The point is that
new, much like a pregnancy, creates a resource that is managed manually (i.e. by you), and as such it comes with responsibility.
C++ is a language for library writing, and any time you see a responsibility, the "C++" approach is to write a library element that handles this, and only this, responsibility. For dynamic memory allocation, those library components already exist and are summarily referred to as "smart pointers"; you'll want to look at
std::shared_ptr (or their TR1 or Boost equivalents).
While writing those single-responsibility building blocks, you will indeed need to say
delete. But you do that once, and you think about it carefully and make sure you provide the correct copy, assignment and destruction semantics. (From the point of exception safety, single responsibility is crucial, since dealing with more than one single resource at a time is horribly unscalable.)

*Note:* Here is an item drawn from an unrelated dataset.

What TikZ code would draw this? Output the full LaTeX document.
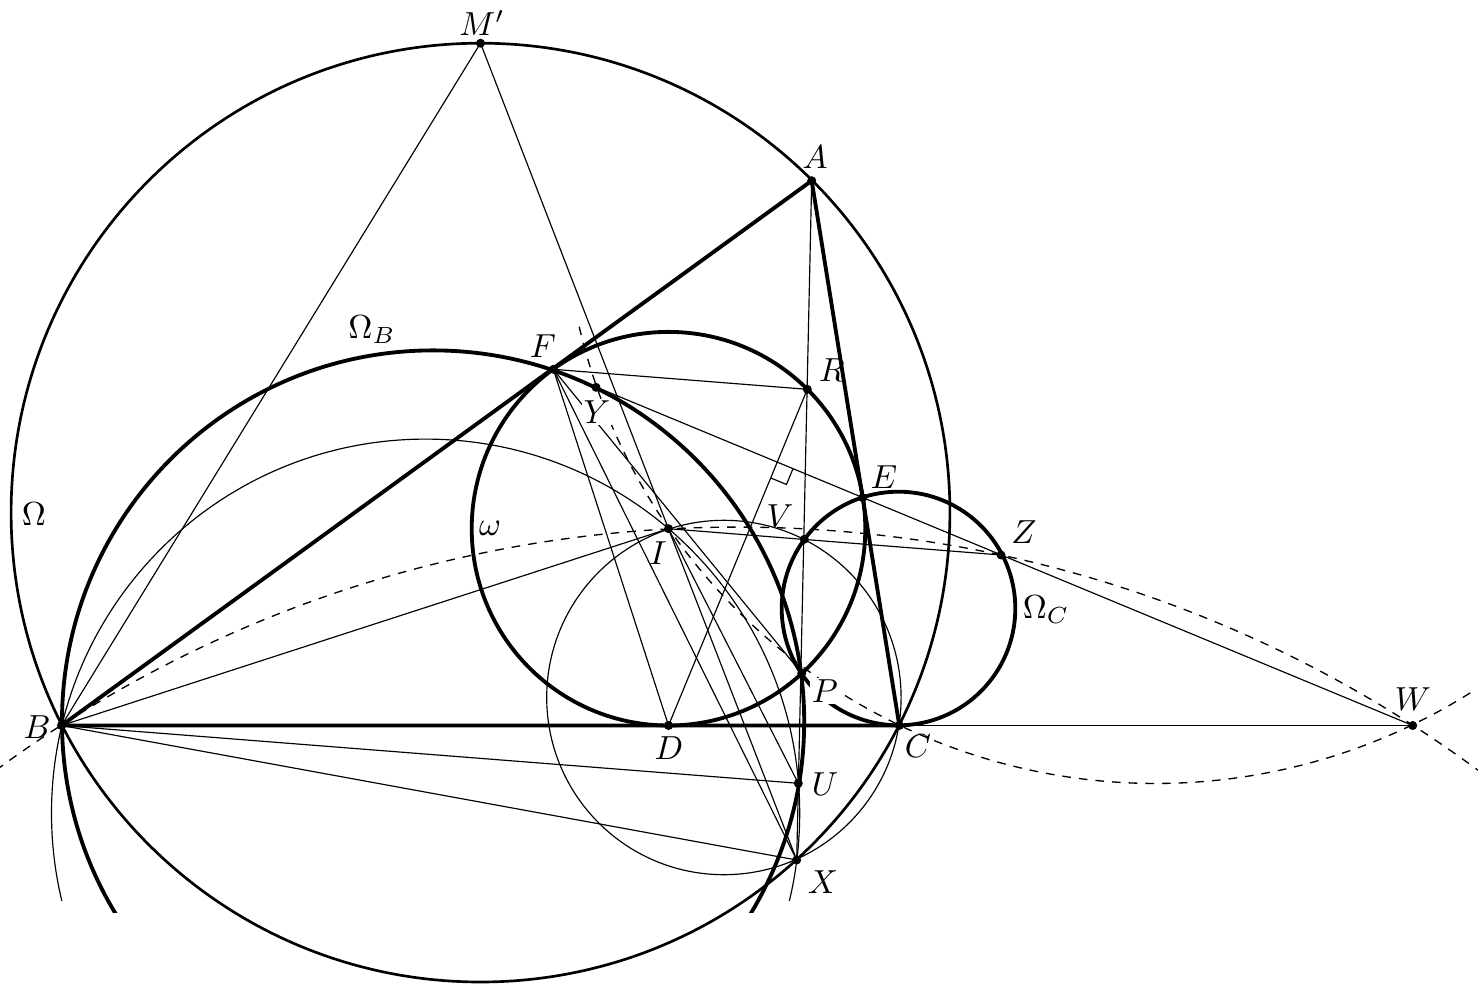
\documentclass[tikz,border=0pt]{standalone}
\usetikzlibrary{calc}
\begin{document}
\begin{tikzpicture}[x=0.3pt,y=-0.3pt,
  thinl/.style={line width=0.35pt},
  medl/.style={line width=0.8pt},
  thickl/.style={line width=1.15pt},
  dashl/.style={line width=0.4pt,dash pattern=on 2.6pt off 2.4pt},
  lbl/.style={inner sep=0.6pt},
  lblw/.style={fill=white,inner sep=0.6pt},
  dotp/.style={fill=black}]
\useasboundingbox (0,0) rectangle (1478,992);
\clip (0,0) rectangle (1478,992);
% points
\coordinate (A) at (811.7,180.7);
\coordinate (B) at (61.5,725.5);
\coordinate (C) at (899.3,725.5);
\coordinate (D) at (668.5,725.5);
\coordinate (E) at (862.7,497.7);
\coordinate (F) at (553.3,369.3);
\coordinate (I) at (668.5,528.7);
\coordinate (Mp) at (480.5,43.2);
\coordinate (P) at (801.7,673.3);
\coordinate (R) at (807.3,389.3);
\coordinate (U) at (798.3,783.3);
\coordinate (V) at (804.3,539.3);
\coordinate (W) at (1412.7,725.5);
\coordinate (X) at (796.7,860);
\coordinate (Y) at (596,387.3);
\coordinate (Z) at (1001,555);
% circle centres
\coordinate (O) at (480.5,512.6);
\coordinate (Ob) at (433.1,721.5);
\coordinate (Oc) at (898.5,608.5);
\coordinate (Obix) at (425.6,813.2);
\coordinate (Ocix) at (723.9,697.5);
\coordinate (Od1) at (737,1777.5);
\coordinate (Od2) at (1155.5,191.5);
% circles
\draw[medl] (O) circle[radius=469.4];
\draw[thickl] (I) circle[radius=196.8];
\begin{scope}
  \clip (0,0) rectangle (1478,912);
  \draw[thickl] (Ob) circle[radius=371.1];
\end{scope}
\draw[thickl] (Oc) circle[radius=116.8];
\begin{scope}
  \clip (0,0) rectangle (1478,900);
  \draw[thinl] (Obix) circle[radius=374.1];
\end{scope}
\draw[thinl] (Ocix) circle[radius=177.2];
\draw[dashl] (Od1) circle[radius=1250.4];
\draw[dashl] (Od2) ++(166.8:592) arc[start angle=166.8,end angle=57.8,radius=592];
% triangle
\draw[thickl,line join=round] (A) -- (B) -- (C) -- cycle;
% thin lines
\draw[thinl] (Mp) -- (B);
\draw[thinl] (Mp) -- (X);
\draw[thinl] (A) -- (X);
\draw[thinl] (F) -- (R);
\draw[thinl] (R) -- (D);
\draw[thinl] (D) -- (F);
\draw[thinl] (F) -- (W);
\draw[thinl] (C) -- (W);
\draw[thinl] (B) -- (I);
\draw[thinl] (B) -- (U);
\draw[thinl] (B) -- (X);
\draw[thinl] (I) -- (Z);
\draw[thinl] (I) -- (U);
\draw[thinl] (F) -- (X);
\draw[thinl] (F) -- (P);
% right angle mark
\coordinate (H) at (intersection of D--R and F--E);
\coordinate (h1) at ($(H)!5.1pt!(D)$);
\coordinate (h3) at ($(H)!5.1pt!(E)$);
\coordinate (h2) at ($(h1)+(h3)-(H)$);
\draw[thinl] (h1) -- (h2) -- (h3);
% dots
\foreach \p in {A,B,C,D,E,F,I,Mp,P,R,U,V,W,X,Y,Z}
  \fill[dotp] (\p) circle[radius=1.35pt];
% labels
\node[lbl] (lMp) at (482,23) {$M'$};
\node[lbl] (lA) at (815,157) {$A$};
\node[lbl] (lF) at (543,346) {$F$};
\node[lbl] (lR) at (832,370) {$R$};
\node[lblw] (lY) at (597,412) {$Y$};
\node[lbl] (lE) at (884,477) {$E$};
\node[lbl] (lV) at (780,516) {$V$};
\node[lbl] (lZ) at (1024,532) {$Z$};
\node[lbl] (lOc) at (1046,610) {$\Omega_C$};
\node[lbl] (lI) at (658,553) {$I$};
\node[lblw] (lP) at (825,691) {$P$};
\node[lbl] (lD) at (669,748) {$D$};
\node[lbl] (lC) at (918,746) {$C$};
\node[lbl] (lU) at (825,784) {$U$};
\node[lbl] (lX) at (823,882) {$X$};
\node[lbl] (lB) at (37,727) {$B$};
\node[lbl] (lW) at (1413,699) {$W$};
\node[lbl] (lOb) at (372,330) {$\Omega_B$};
\node[lbl] (lO) at (34,514) {$\Omega$};
\node[lbl] (lw) at (490,528) {$\omega$};
\end{tikzpicture}
\end{document}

Once you have everything factored into suitable building blocks, you compose those blocks into bigger and bigger systems of code, but at that point you don't need to exercise any manual responsibility any more, since the building blocks already do this for you.
Since the standard library offers resource managing classes for the vast majority of use cases (dynamic arrays, smart pointers, file handles, strings), the point is that a well-factored and crafted C++ project should have very little need for any sort of manual resource management, which includes the use of
new. All your handler objects are either automatic (scoped), or members of other classes whose instances are in turn scoped or managed by someone.
With this in mind, the only time you should be saying
new is when you create a new resource-managing object; although even then that's not always necessary:
std::unique_ptr<Foo> p1(new Foo(1, 'a', -2.5)); // unique pointer
std::shared_ptr<Foo> p2(new Foo(1, 'a', -2.5)); // shared pointer
auto p3 = std::make_shared<Foo>(1, 'a', -2.5); // equivalent to p2, but better
Update: I think I may have addressed only half the OP's concerns. Many people coming from other languages seem to be under the impression that any object must be instantiated with a
new-type expression. This is in itself a very unhelpful mindset when approaching C++:
The crucial distinction in C++ is that of object lifetime, or "storage class". This can be one of: automatic (scoped), static (permanent), or dynamic (manual). Global variables have static lifetime. The vast majority of all variables (which are declared as
Foo x; inside a local scope) have automatic lifetime. It is only for dynamic storage that we use a
new expression. The most important thing to realize when coming to C++ from another OO language is that most objects only ever need to have automatic lifetime, and thus there is never anything to worry about.
So the first realization should be that "C++ rarely needs dynamic storage". I feel that this may have been part of the OP's question. The question may have been better phrased as "is it a really bad idea to allocate objects dynamically?". It is only after you decide that you really need dynamic storage that we get to the discussion proper of whether you should be saying
delete a lot, or if there are preferable alternatives, which is the point of my original answer.